Treacle Walker, meanwhile, had been “on the back hob, stewing”. “Having immersed myself in the childhood memories, and having talked to contemporaries of mine for the oral archive, I’d reopened a long-closed lexicon, and the speech rhythms were there in my head from my childhood. That gave me Where Shall We Run To? and then that gave me – not consciously, I’m being wise after the event – the format for Treacle Walker.”

Only after he’d finished writing the novel did he realise how much it drew from his own life, from the cry of the rag-and-bone man to the bits about Knockout comics. “A friend read the manuscript and said, ‘You’ve done it again – you’ve written your autobiography.’ Bob Cywinski gave me grief when I said, ‘I’m never going to write an autobiography.’ He said: ‘That’s because you’ve never written anything else.’ Who needs enemies!”

Garner has long been preoccupied with time. As a child, he suffered from three long illnesses – diptheria, meningitis and pneumonia – each bringing him close to death and confining him to bed for long periods. The ceiling he stared at became three-dimensional and time became elastic. “The ceiling had showed me that time was not simply a clock,” he writes in his 1997 collection of essays and talks, The Voice That Thunders. Treacle Walker opens with a quote from the Italian physicist Carlo Rovelli: “time is ignorance.” Garner says: “Rovelli was putting into scientific terms what I have known all my life. It’s a child’s view.”

Garner is a meticulous researcher. He took the time to learn Welsh while writing the Carnegie medal-winning The Owl Service, based on the mythical Welsh woman Blodeuwedd and adapted for a 1969 TV series. And he’s been chatting with Cywinski about whether it is theoretically possible for time to run backwards. “What quantum physics does show you is that we are modelling our universe in order to cope with it,” he says, “because there’s no such thing as now. Because you’re looking at me, and I’m looking at you, and we’re ruled by the speed of light, but that is also finite. And so I’m looking at you and you’re looking at me in the past.”

Joe Coppock’s home in Treacle Walker, and the chimney space where he and his tramp speak of important things, is a version of the Old Medicine House, a timber-framed building that was built about 450 years ago in Wrinehill in Staffordshire, and saved from demolition by the Garners after it fell into disrepair. They oversaw its disassembly and removal to Blackden in Cheshire, 20 miles away, where it was rebuilt and now sits alongside the Garner home near Alderley Edge, an area where Garners have lived since at least 1592 and where Alan and Griselda have been contentedly shielding during Covid times. “I have made it very difficult for the shields to be removed,” says Garner.

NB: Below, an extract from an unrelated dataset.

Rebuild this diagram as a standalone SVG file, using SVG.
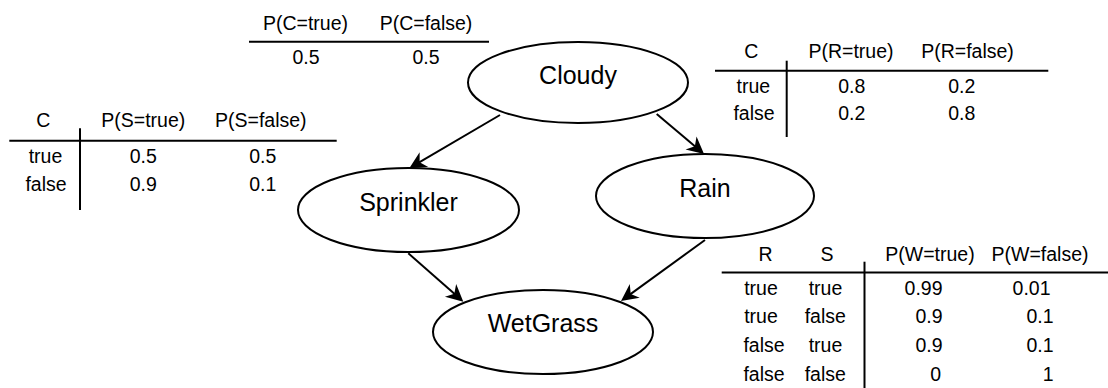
<svg xmlns="http://www.w3.org/2000/svg" width="1108" height="388" viewBox="0 0 1108 388">
<style>
  .node ellipse { fill: #fff; stroke: #000; stroke-width: 2; }
  .node text { font-family: "Liberation Sans", Arial, sans-serif; font-size: 25px; fill: #000; text-anchor: middle; }
  .tbl text { font-family: "Liberation Sans", Arial, sans-serif; font-size: 19.5px; fill: #000; text-anchor: middle; }
  .tbl line { stroke: #000; stroke-width: 2; }
  .edge { stroke: #000; stroke-width: 2; fill: none; marker-end: url(#arrow); }
</style>
<defs>
  <marker id="arrow" viewBox="-18 -10 20 20" refX="-10" refY="0" markerWidth="20" markerHeight="20" markerUnits="userSpaceOnUse" orient="auto">
    <path d="M0,0 L-17,-8.5 L-12,0 L-17,8.5 Z" fill="#000"/>
  </marker>
</defs>
<rect width="1108" height="388" fill="#fff"/>

<g id="table-cloudy" class="tbl">
  <text x="305.5" y="30">P(C=true)</text>
  <text x="426" y="30">P(C=false)</text>
  <line x1="249" y1="41.7" x2="489" y2="41.7"/>
  <text x="306" y="64">0.5</text>
  <text x="426" y="64">0.5</text>
</g>

<g id="table-rain" class="tbl">
  <text x="751.3" y="58.3">C</text>
  <text x="851" y="58.3">P(R=true)</text>
  <text x="967.5" y="58.3">P(R=false)</text>
  <line x1="715" y1="70.7" x2="1048.3" y2="70.7"/>
  <line x1="786.7" y1="60.7" x2="786.7" y2="137"/>
  <text x="753.3" y="93.3">true</text>
  <text x="851.7" y="93.3">0.8</text>
  <text x="961.7" y="93.3">0.2</text>
  <text x="754" y="120">false</text>
  <text x="851.7" y="120">0.2</text>
  <text x="961.7" y="120">0.8</text>
</g>

<g id="table-sprinkler" class="tbl">
  <text x="43.3" y="126.7">C</text>
  <text x="143.3" y="126.7">P(S=true)</text>
  <text x="260.8" y="126.7">P(S=false)</text>
  <line x1="9.3" y1="140.7" x2="336.7" y2="140.7"/>
  <line x1="80" y1="128.3" x2="80" y2="210"/>
  <text x="45.5" y="162.7">true</text>
  <text x="143.3" y="162.7">0.5</text>
  <text x="262.7" y="162.7">0.5</text>
  <text x="46" y="190.7">false</text>
  <text x="143.3" y="190.7">0.9</text>
  <text x="262.7" y="190.7">0.1</text>
</g>

<g id="table-wetgrass" class="tbl">
  <text x="765.5" y="261">R</text>
  <text x="827" y="261">S</text>
  <text x="930" y="261">P(W=true)</text>
  <text x="1040" y="261">P(W=false)</text>
  <line x1="721.7" y1="272.5" x2="1108" y2="272.5"/>
  <line x1="864.5" y1="261.7" x2="864.5" y2="388"/>
  <text x="761" y="295">true</text>
  <text x="825.5" y="295">true</text>
  <text x="942.5" y="295" style="text-anchor:end">0.99</text>
  <text x="1050.5" y="295" style="text-anchor:end">0.01</text>
  <text x="761" y="323.3">true</text>
  <text x="825.3" y="323.3">false</text>
  <text x="942.5" y="323.3" style="text-anchor:end">0.9</text>
  <text x="1053.5" y="323.3" style="text-anchor:end">0.1</text>
  <text x="764" y="351.7">false</text>
  <text x="825.5" y="351.7">true</text>
  <text x="942.5" y="351.7" style="text-anchor:end">0.9</text>
  <text x="1053.5" y="351.7" style="text-anchor:end">0.1</text>
  <text x="764" y="380.5">false</text>
  <text x="825.3" y="380.5">false</text>
  <text x="941" y="380.5" style="text-anchor:end">0</text>
  <text x="1053.5" y="380.5" style="text-anchor:end">1</text>
</g>

<g id="connectors">
  <line class="edge" x1="500" y1="115" x2="417.9" y2="163.2"/>
  <line class="edge" x1="656.7" y1="114" x2="696.4" y2="147.5"/>
  <line class="edge" x1="408.3" y1="253.3" x2="455.8" y2="295.1"/>
  <line class="edge" x1="705" y1="240" x2="629.1" y2="295.1"/>
</g>

<g id="node-cloudy" class="node">
  <ellipse cx="578" cy="82.5" rx="110" ry="40.5"/>
  <text x="578" y="84">Cloudy</text>
</g>
<g id="node-sprinkler" class="node">
  <ellipse cx="408.5" cy="210" rx="110.5" ry="42"/>
  <text x="408.5" y="211">Sprinkler</text>
</g>
<g id="node-rain" class="node">
  <ellipse cx="705" cy="196" rx="109" ry="42"/>
  <text x="705" y="197">Rain</text>
</g>
<g id="node-wetgrass" class="node">
  <ellipse cx="543" cy="332" rx="110" ry="42"/>
  <text x="543" y="332">WetGrass</text>
</g>
</svg>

Treacle Walker is dedicated to “MGS”, which is Manchester Grammar School, at which Garner won a place by passing his 11-plus. It was an experience that would lead to Oxford (although he left without completing his classics degree) and also to alienation from his family and his community. “You become a pariah to your own family and a temporary gentleman to society,” says Garner. “There’s a dreadful isolation it produces, in the removal from a working-class background into an academic background. It leaves the individual stranded.”

Without Manchester Grammar School, however, Garner feels it is unlikely he would have written any of his novels, from Elidor and Red Shift to Thursbitch, Strandloper and Treacle Walker. “MGS is the point without which I would never have been able to write,” he says. “Joseph Coppock is the me I could have become if I’d not had the severe academic training that I did. Treacle Walker is what I could have become if I hadn’t jumped ship at Oxford and got off the road to academia.”

This time round, he has no intention of saying this is his last book. “I’m feeling just a slight queasiness,” he says. “I don’t want to have a brilliant idea at 87 – but I’m afraid there’s one tickling.”